** START OF INFORMATION PROVIDED **

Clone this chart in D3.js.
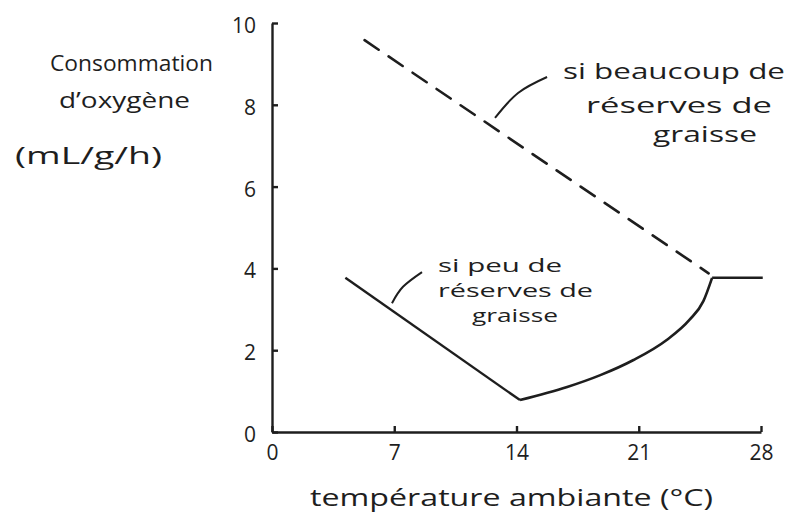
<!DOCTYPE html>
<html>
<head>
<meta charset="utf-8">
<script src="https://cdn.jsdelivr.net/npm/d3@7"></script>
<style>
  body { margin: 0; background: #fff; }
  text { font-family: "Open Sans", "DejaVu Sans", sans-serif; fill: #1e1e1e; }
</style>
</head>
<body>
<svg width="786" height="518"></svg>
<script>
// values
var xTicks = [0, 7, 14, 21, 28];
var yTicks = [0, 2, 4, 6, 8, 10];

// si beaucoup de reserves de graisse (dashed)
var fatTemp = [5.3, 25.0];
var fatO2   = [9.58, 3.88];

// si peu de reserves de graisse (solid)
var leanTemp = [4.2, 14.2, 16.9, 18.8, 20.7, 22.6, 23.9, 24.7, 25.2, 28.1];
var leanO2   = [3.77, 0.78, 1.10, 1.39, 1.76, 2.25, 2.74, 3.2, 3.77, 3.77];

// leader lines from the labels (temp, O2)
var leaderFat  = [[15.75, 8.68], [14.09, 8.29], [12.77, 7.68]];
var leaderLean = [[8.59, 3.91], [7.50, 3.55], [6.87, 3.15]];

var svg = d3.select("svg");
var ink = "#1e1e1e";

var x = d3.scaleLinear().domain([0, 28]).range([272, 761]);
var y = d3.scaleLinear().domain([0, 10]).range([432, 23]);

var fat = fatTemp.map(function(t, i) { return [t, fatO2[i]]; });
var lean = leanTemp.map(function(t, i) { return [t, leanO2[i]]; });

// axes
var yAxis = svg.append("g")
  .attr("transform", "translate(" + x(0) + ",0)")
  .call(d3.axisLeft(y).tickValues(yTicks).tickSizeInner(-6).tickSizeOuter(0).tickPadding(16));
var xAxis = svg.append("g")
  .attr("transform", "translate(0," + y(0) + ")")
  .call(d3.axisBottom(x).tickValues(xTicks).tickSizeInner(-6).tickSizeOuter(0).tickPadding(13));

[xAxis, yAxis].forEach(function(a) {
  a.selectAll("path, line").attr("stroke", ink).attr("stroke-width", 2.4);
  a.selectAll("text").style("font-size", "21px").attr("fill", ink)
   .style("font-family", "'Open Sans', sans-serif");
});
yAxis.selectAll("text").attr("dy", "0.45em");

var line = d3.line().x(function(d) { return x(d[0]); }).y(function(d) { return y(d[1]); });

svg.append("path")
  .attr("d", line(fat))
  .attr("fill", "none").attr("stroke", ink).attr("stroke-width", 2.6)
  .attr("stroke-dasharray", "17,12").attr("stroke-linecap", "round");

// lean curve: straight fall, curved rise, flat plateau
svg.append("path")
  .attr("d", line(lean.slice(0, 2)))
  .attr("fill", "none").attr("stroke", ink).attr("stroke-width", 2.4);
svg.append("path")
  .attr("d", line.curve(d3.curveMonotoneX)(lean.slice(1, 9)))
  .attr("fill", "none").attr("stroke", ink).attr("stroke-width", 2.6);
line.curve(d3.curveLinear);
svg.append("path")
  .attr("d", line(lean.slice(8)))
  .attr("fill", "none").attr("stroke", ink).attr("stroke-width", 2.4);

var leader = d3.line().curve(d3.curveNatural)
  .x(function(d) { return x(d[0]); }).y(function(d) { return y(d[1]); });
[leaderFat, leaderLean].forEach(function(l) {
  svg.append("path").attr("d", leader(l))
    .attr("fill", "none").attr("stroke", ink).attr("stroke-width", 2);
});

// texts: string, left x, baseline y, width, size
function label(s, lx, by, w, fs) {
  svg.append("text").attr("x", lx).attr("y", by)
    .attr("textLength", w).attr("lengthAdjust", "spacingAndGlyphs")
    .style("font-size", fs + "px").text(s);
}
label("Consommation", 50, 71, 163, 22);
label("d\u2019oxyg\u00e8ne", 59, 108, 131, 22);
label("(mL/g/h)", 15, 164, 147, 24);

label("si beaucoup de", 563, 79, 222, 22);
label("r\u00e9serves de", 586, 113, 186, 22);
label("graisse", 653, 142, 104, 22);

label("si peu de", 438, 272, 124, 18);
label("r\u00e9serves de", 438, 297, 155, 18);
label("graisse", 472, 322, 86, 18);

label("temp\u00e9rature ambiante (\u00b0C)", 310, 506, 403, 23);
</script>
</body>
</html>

** END OF INFORMATION PROVIDED **

§ **WHAT THIS TASK INVOLVES**: Using the data above, print every line exactly, omitting pictures.

§ **COMPLETE ANSWER**:
Clone this chart in D3.js.
<!DOCTYPE html>
<html>
<head>
<meta charset="utf-8">
<script src="https://cdn.jsdelivr.net/npm/d3@7"></script>
<style>
  body { margin: 0; background: #fff; }
  text { font-family: "Open Sans", "DejaVu Sans", sans-serif; fill: #1e1e1e; }
</style>
</head>
<body>
<svg width="786" height="518"></svg>
<script>
// values
var xTicks = [0, 7, 14, 21, 28];
var yTicks = [0, 2, 4, 6, 8, 10];

// si beaucoup de reserves de graisse (dashed)
var fatTemp = [5.3, 25.0];
var fatO2   = [9.58, 3.88];

// si peu de reserves de graisse (solid)
var leanTemp = [4.2, 14.2, 16.9, 18.8, 20.7, 22.6, 23.9, 24.7, 25.2, 28.1];
var leanO2   = [3.77, 0.78, 1.10, 1.39, 1.76, 2.25, 2.74, 3.2, 3.77, 3.77];

// leader lines from the labels (temp, O2)
var leaderFat  = [[15.75, 8.68], [14.09, 8.29], [12.77, 7.68]];
var leaderLean = [[8.59, 3.91], [7.50, 3.55], [6.87, 3.15]];

var svg = d3.select("svg");
var ink = "#1e1e1e";

var x = d3.scaleLinear().domain([0, 28]).range([272, 761]);
var y = d3.scaleLinear().domain([0, 10]).range([432, 23]);

var fat = fatTemp.map(function(t, i) { return [t, fatO2[i]]; });
var lean = leanTemp.map(function(t, i) { return [t, leanO2[i]]; });

// axes
var yAxis = svg.append("g")
  .attr("transform", "translate(" + x(0) + ",0)")
  .call(d3.axisLeft(y).tickValues(yTicks).tickSizeInner(-6).tickSizeOuter(0).tickPadding(16));
var xAxis = svg.append("g")
  .attr("transform", "translate(0," + y(0) + ")")
  .call(d3.axisBottom(x).tickValues(xTicks).tickSizeInner(-6).tickSizeOuter(0).tickPadding(13));

[xAxis, yAxis].forEach(function(a) {
  a.selectAll("path, line").attr("stroke", ink).attr("stroke-width", 2.4);
  a.selectAll("text").style("font-size", "21px").attr("fill", ink)
   .style("font-family", "'Open Sans', sans-serif");
});
yAxis.selectAll("text").attr("dy", "0.45em");

var line = d3.line().x(function(d) { return x(d[0]); }).y(function(d) { return y(d[1]); });

svg.append("path")
  .attr("d", line(fat))
  .attr("fill", "none").attr("stroke", ink).attr("stroke-width", 2.6)
  .attr("stroke-dasharray", "17,12").attr("stroke-linecap", "round");

// lean curve: straight fall, curved rise, flat plateau
svg.append("path")
  .attr("d", line(lean.slice(0, 2)))
  .attr("fill", "none").attr("stroke", ink).attr("stroke-width", 2.4);
svg.append("path")
  .attr("d", line.curve(d3.curveMonotoneX)(lean.slice(1, 9)))
  .attr("fill", "none").attr("stroke", ink).attr("stroke-width", 2.6);
line.curve(d3.curveLinear);
svg.append("path")
  .attr("d", line(lean.slice(8)))
  .attr("fill", "none").attr("stroke", ink).attr("stroke-width", 2.4);

var leader = d3.line().curve(d3.curveNatural)
  .x(function(d) { return x(d[0]); }).y(function(d) { return y(d[1]); });
[leaderFat, leaderLean].forEach(function(l) {
  svg.append("path").attr("d", leader(l))
    .attr("fill", "none").attr("stroke", ink).attr("stroke-width", 2);
});

// texts: string, left x, baseline y, width, size
function label(s, lx, by, w, fs) {
  svg.append("text").attr("x", lx).attr("y", by)
    .attr("textLength", w).attr("lengthAdjust", "spacingAndGlyphs")
    .style("font-size", fs + "px").text(s);
}
label("Consommation", 50, 71, 163, 22);
label("d\u2019oxyg\u00e8ne", 59, 108, 131, 22);
label("(mL/g/h)", 15, 164, 147, 24);

label("si beaucoup de", 563, 79, 222, 22);
label("r\u00e9serves de", 586, 113, 186, 22);
label("graisse", 653, 142, 104, 22);

label("si peu de", 438, 272, 124, 18);
label("r\u00e9serves de", 438, 297, 155, 18);
label("graisse", 472, 322, 86, 18);

label("temp\u00e9rature ambiante (\u00b0C)", 310, 506, 403, 23);
</script>
</body>
</html>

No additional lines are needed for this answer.